Paul is elsewhere quite clear that Jesus was a human being, "according to the flesh." In my article on the phrase "according to the flesh," I explore several such verses. Most prominent are Romans 1:3-4 where Paul says Jesus was born a descendent of David "according to the flesh" and speaks of literal descent from Abraham "according to the flesh." Colossians states that Jesus reconciled us "in His fleshly body." 1:22. So if Paul affirms a Jesus in the flesh elsewhere, why does he backtrack here and limit himself Jesus to simply being in the "likeness"?

Tertullian puts us on the right path. Paul is not talking in 8:3 about Jesus being made of the same stuff ("flesh") as human beings. He does not say that Jesus came in the "likeness of flesh" but in the "likeness of sinful flesh." This is confirmed by Paul himself in the second part of the same verse where he states, "He condemned sin in the flesh." Jesus defeated sin by becoming a human being in the flesh. What he did not do is become sinful flesh. He never succumbed to the binding power of sin that controls sinful man. As F.F. Bruce states:

The humanity of Christ is shared by him with all mankind. But ours is “sinful flesh”, because sin has established a bridgehead in our life by means of which it dominates the human situation. Christ came in real flesh – he lived and died in a “body of flesh” (Colossians 1:22) – but he did not come in “sinful flesh”, because sin gained no foothold in his life; he is said therefore to have come “in the likeness of sinful flesh,” so that, when he presented his life as a sin-offering, God thus “condemned sin in the flesh” (Romans 8:3) – passed the death-sentence on it by virtue of the sinless humanity of Christ.

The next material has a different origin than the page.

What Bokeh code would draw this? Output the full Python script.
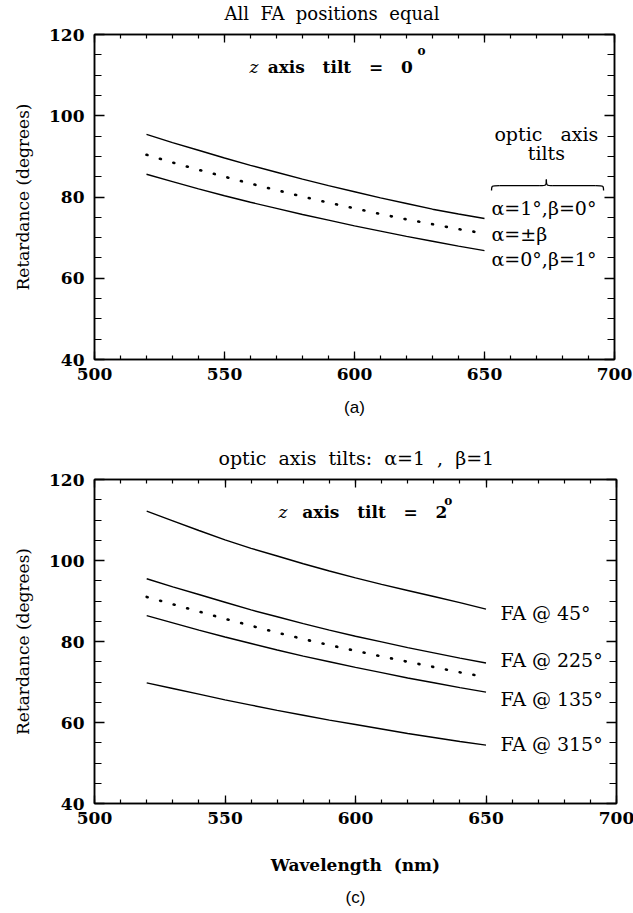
from bokeh.plotting import figure
from bokeh.models import LinearAxis, Range1d, Label, Title, SingleIntervalTicker, CustomLabelingPolicy
from bokeh.layouts import column
from bokeh.embed import file_html
from bokeh.resources import INLINE

# ---------------- data ----------------
wavelength = [520, 530, 540, 550, 560, 570, 580, 590, 600, 610, 620, 630, 640, 650]

# panel (a): all FA positions equal, z axis tilt = 0
a_alpha1_beta0 = [95.4, 93.4, 91.5, 89.6, 87.8, 86.1, 84.4, 82.8, 81.3, 79.8, 78.4, 77.0, 75.8, 74.7]
a_alpha_pm_beta = [90.4, 88.5, 86.7, 85.0, 83.3, 81.7, 80.1, 78.6, 77.2, 75.8, 74.5, 73.3, 72.1, 71.0]
a_alpha0_beta1 = [85.6, 83.8, 82.0, 80.3, 78.7, 77.2, 75.7, 74.3, 72.9, 71.6, 70.3, 69.1, 67.9, 66.8]
a_labels = ["α=1°,β=0°", "α=±β", "α=0°,β=1°"]

# panel (c): optic axis tilts alpha=1, beta=1, z axis tilt = 2
c_fa45 = [112.2, 109.8, 107.4, 105.1, 103.0, 101.1, 99.2, 97.4, 95.7, 94.1, 92.6, 91.1, 89.6, 88.0]
c_fa225 = [95.5, 93.5, 91.6, 89.7, 87.8, 86.1, 84.4, 82.8, 81.3, 79.9, 78.5, 77.2, 75.9, 74.7]
c_dotted = [91.0, 89.2, 87.4, 85.6, 83.9, 82.2, 80.6, 79.1, 77.7, 76.3, 75.0, 73.7, 72.4, 71.2]
c_fa135 = [86.4, 84.6, 82.8, 81.1, 79.5, 77.9, 76.4, 75.0, 73.6, 72.3, 71.0, 69.8, 68.6, 67.5]
c_fa315 = [69.8, 68.4, 67.0, 65.6, 64.3, 63.0, 61.8, 60.6, 59.5, 58.4, 57.3, 56.3, 55.3, 54.4]
c_labels = ["FA @ 45°", "FA @ 225°", "FA @ 135°", "FA @ 315°"]

x_start, x_end, x_step = 500, 700, 50
y_start, y_end, y_step = 40, 120, 20

SERIF = "DejaVu Serif"
SANS = "Liberation Sans"
INK = "black"
SP = "\u00a0"  # non-collapsing space for the wide word gaps of the original

no_labels = CustomLabelingPolicy(code="""
for (const i of indices) { indices.unset(i) }
return indices
""")


def style_axes(p):
    for ax in p.xaxis:
        ax.ticker = SingleIntervalTicker(interval=x_step, num_minor_ticks=5)
        ax.major_tick_in = 8
        ax.minor_tick_in = 4
    for ax in p.yaxis:
        ax.ticker = SingleIntervalTicker(interval=y_step, num_minor_ticks=4)
        ax.major_tick_in = 10
        ax.minor_tick_in = 7
    for ax in p.xaxis + p.yaxis:
        ax.major_tick_out = 0
        ax.minor_tick_out = 0
        ax.axis_line_width = 1.5
        ax.axis_line_color = INK
        ax.major_tick_line_color = INK
        ax.minor_tick_line_color = INK
        ax.major_tick_line_width = 1.3
        ax.minor_tick_line_width = 1.2


def make_fig(fw, fh, left, right, top, bottom, title_text, title_size, title_offset):
    p = figure(frame_width=fw, frame_height=fh,
               x_range=Range1d(x_start, x_end), y_range=Range1d(y_start, y_end),
               output_backend="svg", toolbar_location=None,
               min_border_left=left, min_border_right=right,
               min_border_top=top, min_border_bottom=bottom,
               background_fill_color="white", border_fill_color="white")
    p.grid.visible = False
    p.outline_line_color = INK
    p.outline_line_width = 1.5
    p.title.text = title_text
    p.title.align = "left"
    p.title.offset = title_offset
    p.title.text_font = SERIF
    p.title.text_font_style = "normal"
    p.title.text_font_size = title_size
    p.title.text_color = INK
    p.title.standoff = 0
    # mirrored axes carrying only ticks
    p.add_layout(LinearAxis(major_label_policy=no_labels, major_label_standoff=0), "above")
    p.add_layout(LinearAxis(major_label_policy=no_labels, major_label_standoff=0), "right")
    style_axes(p)
    xb, yl = p.below[0], p.left[0]
    for ax in [xb, yl]:
        ax.major_label_text_font = SERIF
        ax.major_label_text_font_style = "bold"
        ax.major_label_text_font_size = "17px"
        ax.major_label_text_color = INK
    xb.major_label_standoff = 8
    yl.major_label_standoff = 10
    yl.axis_label = "Retardance (degrees)"
    yl.axis_label_text_font = SERIF
    yl.axis_label_text_font_style = "normal"
    yl.axis_label_text_font_size = "17px"
    yl.axis_label_text_color = INK
    yl.axis_label_standoff = 13
    return p


def add_tilt_text(p, xz, y, xrest, rest, xo, yo):
    p.add_layout(Label(x=xz, y=y, text="z", text_font=SERIF, text_font_style="italic",
                       text_font_size="17px", text_baseline="middle", text_align="left",
                       text_color=INK))
    p.add_layout(Label(x=xrest, y=y, text=rest, text_font=SERIF, text_font_style="bold",
                       text_font_size="17px", text_baseline="middle", text_align="left",
                       text_color=INK))
    p.add_layout(Label(x=xo, y=yo, text="o", text_font=SERIF, text_font_style="bold",
                       text_font_size="12px", text_baseline="middle", text_align="left",
                       text_color=INK))


def gap(n):
    return SP * n


# ---------------- panel (a) ----------------
title_a = gap(2).join(["All", "FA", "positions", "equal"])
pa = make_fig(520, 325, 94, 17, 31, 73, title_a, "18px", 130)
pa.line(wavelength, a_alpha1_beta0, line_color=INK, line_width=1.4)
pa.line(wavelength, a_alpha_pm_beta, line_color=INK, line_width=2.6,
        line_dash="1 13", line_cap="round")
pa.line(wavelength, a_alpha0_beta1, line_color=INK, line_width=1.4)
xa = pa.below[0]
xa.axis_label = "(a)"
xa.axis_label_text_font = SANS
xa.axis_label_text_font_style = "normal"
xa.axis_label_text_font_size = "17px"
xa.axis_label_text_color = INK
xa.axis_label_standoff = 15

add_tilt_text(pa, 559.6, 112.1, 566.6, gap(3).join(["axis", "tilt", "=", "0"]), 624.2, 115.9)

pa.add_layout(Label(x=673.8, y=95.4, text=gap(3).join(["optic", "axis"]), text_font=SERIF,
                    text_font_size="19px", text_align="center", text_baseline="middle",
                    text_color=INK))
pa.add_layout(Label(x=673.8, y=90.9, text="tilts", text_font=SERIF,
                    text_font_size="19px", text_align="center", text_baseline="middle",
                    text_color=INK))
# curly brace over the labels
bx0, bx1, bxm = 652.7, 695.8, 673.8
by_end, by_mid, by_tip = 81.6, 82.8, 84.3
pa.bezier(x0=[bx0, bx1], y0=[by_end, by_end], x1=[bx0 + 3, bx1 - 3], y1=[by_mid, by_mid],
          cx0=[bx0, bx1], cy0=[by_mid, by_mid], cx1=[bx0, bx1], cy1=[by_mid, by_mid],
          line_color=INK, line_width=1.3)
pa.segment(x0=[bx0 + 3, bxm + 2.5], y0=[by_mid, by_mid], x1=[bxm - 2.5, bx1 - 3], y1=[by_mid, by_mid],
           line_color=INK, line_width=1.3)
pa.bezier(x0=[bxm - 2.5, bxm + 2.5], y0=[by_mid, by_mid], x1=[bxm, bxm], y1=[by_tip, by_tip],
          cx0=[bxm, bxm], cy0=[by_mid, by_mid], cx1=[bxm, bxm], cy1=[by_mid, by_mid],
          line_color=INK, line_width=1.3)

a_series = [a_alpha1_beta0, a_alpha_pm_beta, a_alpha0_beta1]
a_dy = [2.5, 0.0, -2.1]
for lab, ser, dy in zip(a_labels, a_series, a_dy):
    pa.add_layout(Label(x=wavelength[-1] + 2.7, y=ser[-1] + dy, text=lab, text_font=SERIF,
                        text_font_size="19px", text_align="left", text_baseline="middle",
                        text_color=INK))

# ---------------- panel (c) ----------------
title_c = gap(2).join(["optic", "axis", "tilts:", "α=1", ",", "β=1"])
pc = make_fig(522, 324, 92, 17, 47, 104, title_c, "19px", 124)
for ser in [c_fa45, c_fa225, c_fa135, c_fa315]:
    pc.line(wavelength, ser, line_color=INK, line_width=1.4)
pc.line(wavelength, c_dotted, line_color=INK, line_width=2.6,
        line_dash="1 13", line_cap="round")
xc = pc.below[0]
xc.axis_label = "Wavelength" + gap(2) + "(nm)"
xc.axis_label_text_font = SERIF
xc.axis_label_text_font_style = "bold"
xc.axis_label_text_font_size = "17px"
xc.axis_label_text_color = INK
xc.axis_label_standoff = 28
pc.add_layout(Title(text="(c)", align="center", text_font=SANS, text_font_style="normal",
                    text_font_size="17px", text_color=INK, standoff=17), "below")

add_tilt_text(pc, 570.5, 111.9, 579.6, gap(3).join(["axis", "tilt", "=", "2"]), 634.0, 114.6)

c_series = [c_fa45, c_fa225, c_fa135, c_fa315]
c_dy = [-1.0, 0.8, -1.7, 0.2]
for lab, ser, dy in zip(c_labels, c_series, c_dy):
    pc.add_layout(Label(x=wavelength[-1] + 5.6, y=ser[-1] + dy, text=lab, text_font=SERIF,
                        text_font_size="19px", text_align="left", text_baseline="middle",
                        text_color=INK))

layout = column(pa, pc, spacing=0)
open("out.html", "w").write(file_html(layout, INLINE))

F.F. Bruce, Paul, Apostle of the Heart Set Free, page 205.

Also see Ben Witherington's explanation:

The juxtaposition of Rom. 8:3 with 8:4 makes it very likely that Paul is implying that like Adam, Jesus was born with an unfallen nature, though one that had the capacity to sin, but unlike Adam, Jesus remained sinless and so could be an unblemished sacrifice for sin. Thus Paul uses the term “likeness of sinful flesh" not to deny Jesus’ sinlessness in regard to his behavior (cf. 2 Cor. 5:21), nor to deny his sinless human nature, but to affirm that he was in the flesh and was in this respect like all other human beings, “save without sin” (cf. Heb. 4:15, 2:17). The eschatological Adam starts humanity over again without blemish. A further confirmation of this interpretation can be found in Phil. 2:7-8, where we are told Christ is born in the likeness of human beings. This is intended to tell us that Jesus took on human flesh, being a man who was subject to human frailty and weakness, even death. Romans 8:3 is not suggesting anything significantly different from Phil. 2:7-8.

Ben Witherington, Paul’s Narrative Thought World, page 140.

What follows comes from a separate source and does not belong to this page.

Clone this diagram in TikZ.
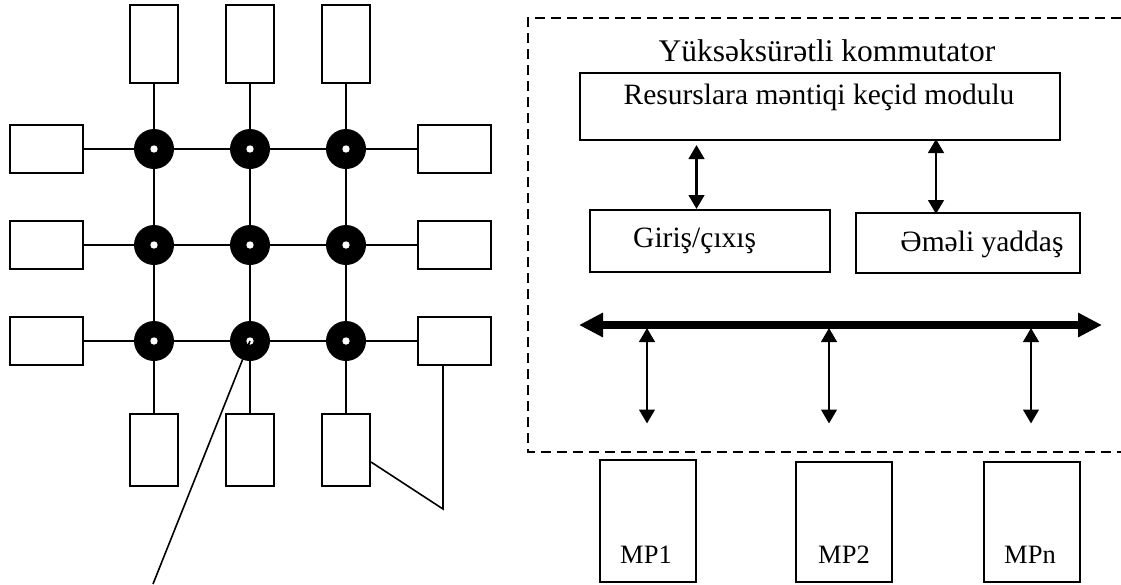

Witherington's reference to Phil. 2:7-8 allows us to kill two birds with one stone. Verses 7-8 state that Jesus "emptied Himself, taking the form of a bond-servant, and being made in the likeness of men. Being found in appearance as a man..." Here, the terms "likeness" and "appearance" are not intended to deny that Jesus came in the flesh. Jesus became flesh, but did not partake of sinful human existence. He did not cease being divine. As Gordon D. Fee notes, these terms are,

used primarily because of Paul's belief (in common with the rest of the early church) that in becoming human Christ did not thereby cease to be divine. This word allows for the ambiguity, emphasizing that he is similar to our humanity in some respects and dissimilar in others. The similarity lies with his full humanity; in his incarnation he was "like" in the sense of "the same as." The dissimilarity, which in Rom 8:3 had to do with his being sinless while in the "likeness" of sinful flesh, in this case has to do with his never ceasing to be "equal with God." Thus he came in the "likeness" of human beings, because on the one hand he has fully identified with us, and because on the other hand in becoming human he was not "human" only. He was God living out a truly human life, all of which is safeguarded by this expression.

Fee, Paul's Letter to the Philippians, pages 213-24.

I think Fee touches on some of the modern confusion over this passage. We should remember that Paul was not expressing refined theological treatises. He was trying to explain something that he himself may not have fully understood. Jesus become human, but was also divine. He became flesh, but not fleshly. He had to become a human to reconcile man to God, but had to be a perfect, sinless sacrifice to accomplish that end. In other words, it was important to Paul's theology that Jesus be human, but also important that Jesus not share in humanity's sinfulness (which, afterall, was a key part of the existence of humans). It was important that he recognize Jesus' preexistence and divinity, but not at the expense of his becoming a human being, which he had to be in order to accomplish His purpose. It is these considerations that lead Paul to choose his words carefully when saying that Jesus took on only the "likeness" of sinful flesh and that he took on the "appearance" of man.

When read in light of Paul's other affirmations of Jesus becoming flesh, his statement within the same verse that Jesus condemned sin "in the flesh", and recognizing the fine line between the theological concepts Paul was juggling, it is clear that Marcion was wrong and Tertullian correct. Paul believed in a Jesus who was made of flesh like the rest of humanity, but also in a Jesus who did not share or succumb to humanity's sinful nature.